Più precisamente, il reddito “fondiario” è determinato nel maggiore tra:

  • rendita catastale rivalutata del 5% (nel caso di immobili “vincolati” si assume la rendita catastale ridotta del 50%);
  • canone di locazione, eventualmente ridotto di un importo massimo del 15% a titolo di spese di manutenzione ordinarie effettivamente sostenute e documentate (per gli immobili “vincolati” il canone è ridotto forfetariamente del 35%). Come evidenziato nella circolare AdE 10/E/2006, le spese di manutenzione rilevanti per la riduzione del canone di locazione devono essere rimaste a carico del locatore (ipotesi poco frequente, poiché trattasi di spese contrattualmente a carico del locatario), e comunque sono rilevanti entro il predetto limite del 15%.

Il richiamo alle spese di manutenzione ordinaria deve intendersi riferito a quelle rientranti nell’articolo 3, comma 1, lett. a), D.P.R. 380/2001, vale a dire quelle relative alle opere di riparazione, rinnovamento e sostituzione delle finiture degli edifici, nonché quelle necessarie ad integrare o mantenere in efficienza gli impianti tecnologici esistenti (sul punto, la C.M. 57/1998 contiene un elenco esaustivo degli interventi edilizi che rientrano tra quelli di manutenzione ordinaria).

L’eventuale eccedenza delle spese di manutenzione ordinaria rispetto al “tetto” del 15% del canone di locazione non è deducibile, al pari degli altri costi, nemmeno negli esercizi successivi anche laddove nel corso di tali periodi le spese di manutenzione siano inferiori al predetto limite (circolare AdE 10/E/2006).

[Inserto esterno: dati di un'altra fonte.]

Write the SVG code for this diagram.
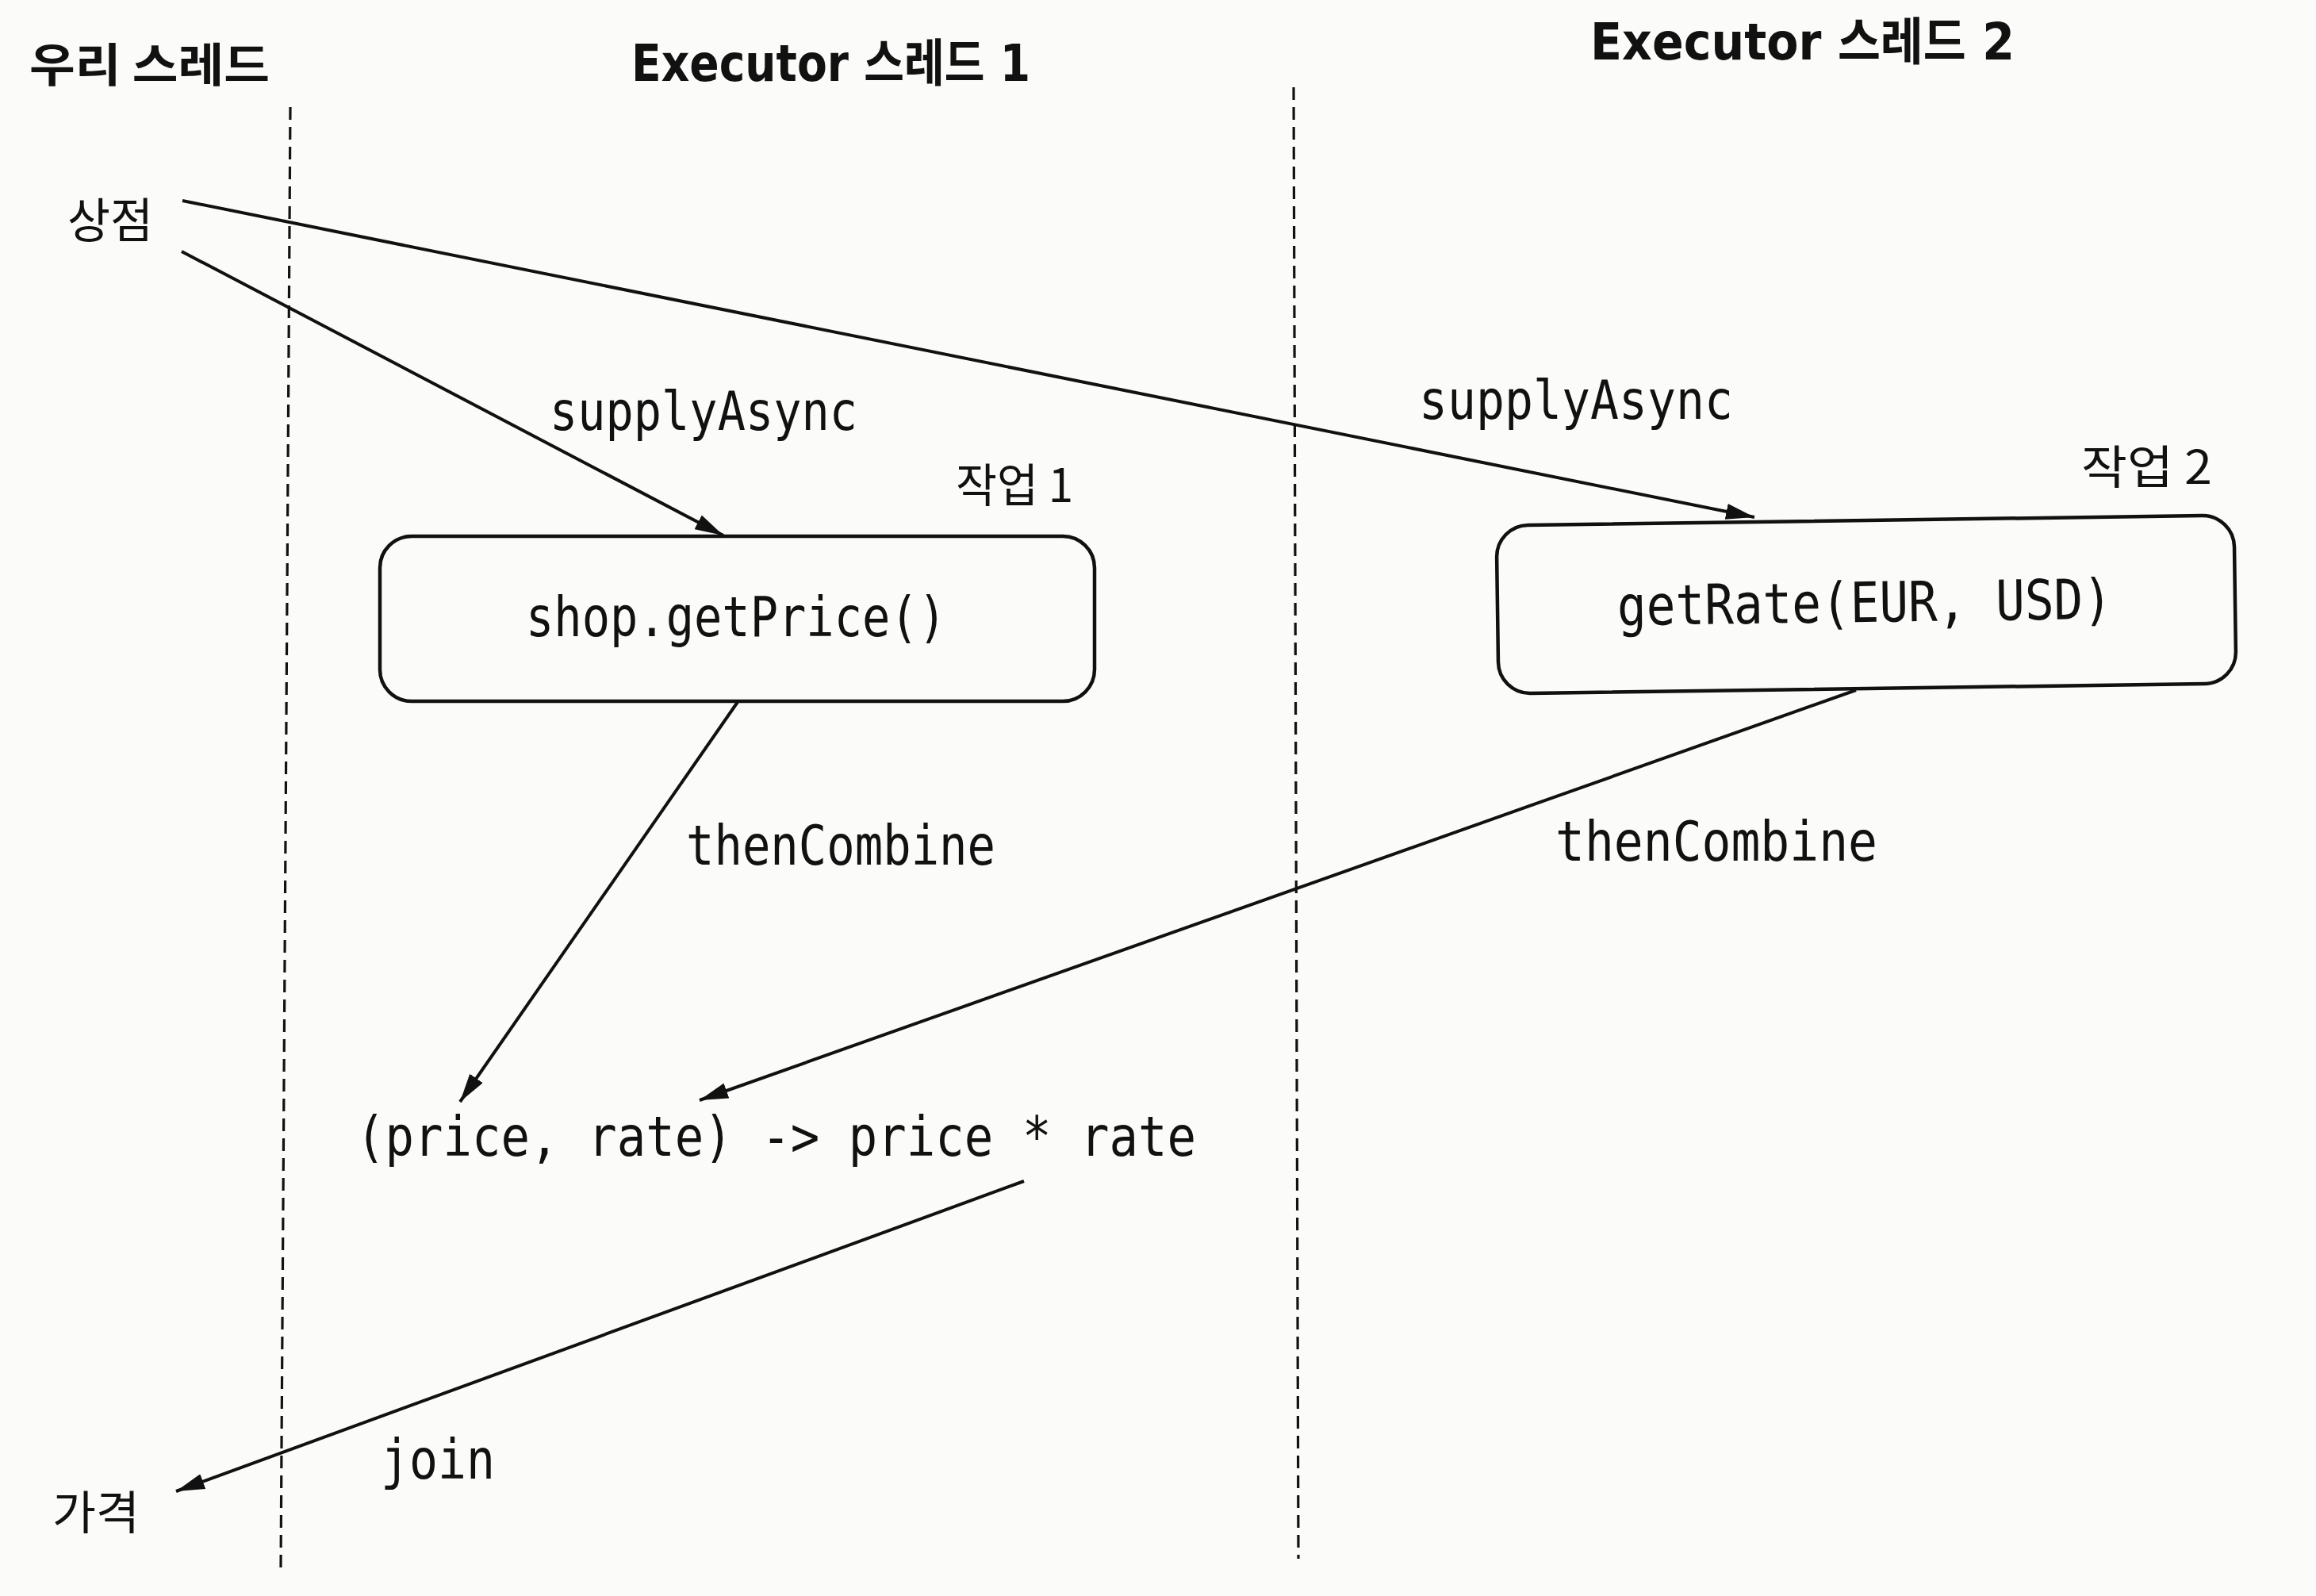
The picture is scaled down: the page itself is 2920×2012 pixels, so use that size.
<svg xmlns="http://www.w3.org/2000/svg" width="2920" height="2012" viewBox="0 0 2920 2012">
<style>
.mono{font-family:"DejaVu Sans Mono","Liberation Mono",monospace;fill:#111;}
.ko{font-family:"Noto Sans CJK KR","Noto Sans",sans-serif;fill:#111;}
.head{font-family:"DejaVu Sans","Noto Sans CJK KR",sans-serif;font-weight:bold;fill:#111;}
.conn{stroke:#111;stroke-width:4;fill:none;}
.lane{stroke:#111;stroke-width:3.2;stroke-dasharray:16 9;fill:none;}
.box{stroke:#111;stroke-width:4.5;fill:none;}
</style>
<defs>
<marker id="arr" viewBox="0 0 36 20" refX="36" refY="10" markerWidth="36" markerHeight="20" markerUnits="userSpaceOnUse" orient="auto">
<path d="M0,0 L36,10 L0,20 z" fill="#111"/>
</marker>
</defs>
<rect x="0" y="0" width="2920" height="2012" fill="#fbfbf9"/>
<g id="lanes">
<text class="ko" x="37" y="103" font-size="58" font-weight="600" textLength="303" lengthAdjust="spacingAndGlyphs">우리 스레드</text>
<text class="head" x="796" y="102" font-size="64" textLength="503" lengthAdjust="spacingAndGlyphs">Executor 스레드 1</text>
<text class="head" x="2005" y="75" font-size="64" textLength="535" lengthAdjust="spacingAndGlyphs">Executor 스레드 2</text>
<line class="lane" x1="366" y1="135" x2="354" y2="1977"/>
<line class="lane" x1="1631" y1="110" x2="1637" y2="1965"/>
</g>
<g id="shop">
<text class="ko" x="85" y="300" font-size="60" textLength="108" lengthAdjust="spacingAndGlyphs">상점</text>
</g>
<g id="task1">
<rect class="box" x="479" y="676" width="901" height="208" rx="40" ry="40"/>
<text class="mono" x="663" y="802" font-size="70" textLength="530" lengthAdjust="spacingAndGlyphs">shop.getPrice()</text>
<text class="ko" x="1205" y="633" font-size="58" textLength="148" lengthAdjust="spacingAndGlyphs">작업 1</text>
</g>
<g id="task2">
<g transform="rotate(-0.8 2353 762)">
<rect class="box" x="1888" y="656" width="930" height="212" rx="40" ry="40"/>
<text class="mono" x="2039" y="784" font-size="70" textLength="624" lengthAdjust="spacingAndGlyphs">getRate(EUR, USD)</text>
</g>
<text class="ko" x="2624" y="610" font-size="58" textLength="165" lengthAdjust="spacingAndGlyphs">작업 2</text>
</g>
<g id="combine">
<text class="mono" x="449" y="1457" font-size="70" textLength="1059" lengthAdjust="spacingAndGlyphs">(price, rate) -&gt; price * rate</text>
</g>
<g id="result">
<text class="ko" x="66" y="1928" font-size="58" textLength="110" lengthAdjust="spacingAndGlyphs">가격</text>
</g>
<g id="connectors">
<line class="conn" x1="229" y1="317" x2="912" y2="675" marker-end="url(#arr)"/>
<line class="conn" x1="230" y1="253" x2="2212" y2="652" marker-end="url(#arr)"/>
<line class="conn" x1="930" y1="885" x2="580" y2="1389" marker-end="url(#arr)"/>
<line class="conn" x1="2340" y1="870" x2="882" y2="1387" marker-end="url(#arr)"/>
<line class="conn" x1="1291" y1="1489" x2="222" y2="1880" marker-end="url(#arr)"/>
<text class="mono" x="693" y="542" font-size="68" textLength="388" lengthAdjust="spacingAndGlyphs">supplyAsync</text>
<text class="mono" x="1789" y="528" font-size="68" textLength="396" lengthAdjust="spacingAndGlyphs">supplyAsync</text>
<text class="mono" x="865" y="1090" font-size="70" textLength="390" lengthAdjust="spacingAndGlyphs">thenCombine</text>
<text class="mono" x="1961" y="1085" font-size="70" textLength="406" lengthAdjust="spacingAndGlyphs">thenCombine</text>
<text class="mono" x="480" y="1864" font-size="70" textLength="144" lengthAdjust="spacingAndGlyphs">join</text>
</g>
</svg>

Per quanto riguarda le altre spese, si segnala che la Norma Aidc n. 156 distingue le stesse in due categorie:

  • costi dei quali si tiene conto nella determinazione degli estimi catastali, e come tali indeducibili in quanto ricompresi già nella rendita catastale, tra cui rientrano le spese di riparazione e manutenzione (salvo quanto detto in precedenza), spese di custodia e portineria degli stabili, nonché spese per la gestione e l’amministrazione dell’immobile;
  • costi non direttamente collegati all’immobile, e quindi interamente deducibili, ricomprendendo in tale ambito le spese per il personale addetto alla contabilità, le spese di gestione societaria e tutte le spese generali.

Infine, per quanto riguarda gli interessi passivi, è necessario distinguere quelli di finanziamento, ossia collegati all’acquisizione dell’immobile, che non rientrano tra i costi di cui all’articolo 90 Tuir (ferma restando l’applicabilità delle limitazioni di cui all’articolo 96 Tuir per i soggetti Ires), e quelli di funzionamento, i quali sono invece indeducibili quali costi afferenti gli immobili stessi.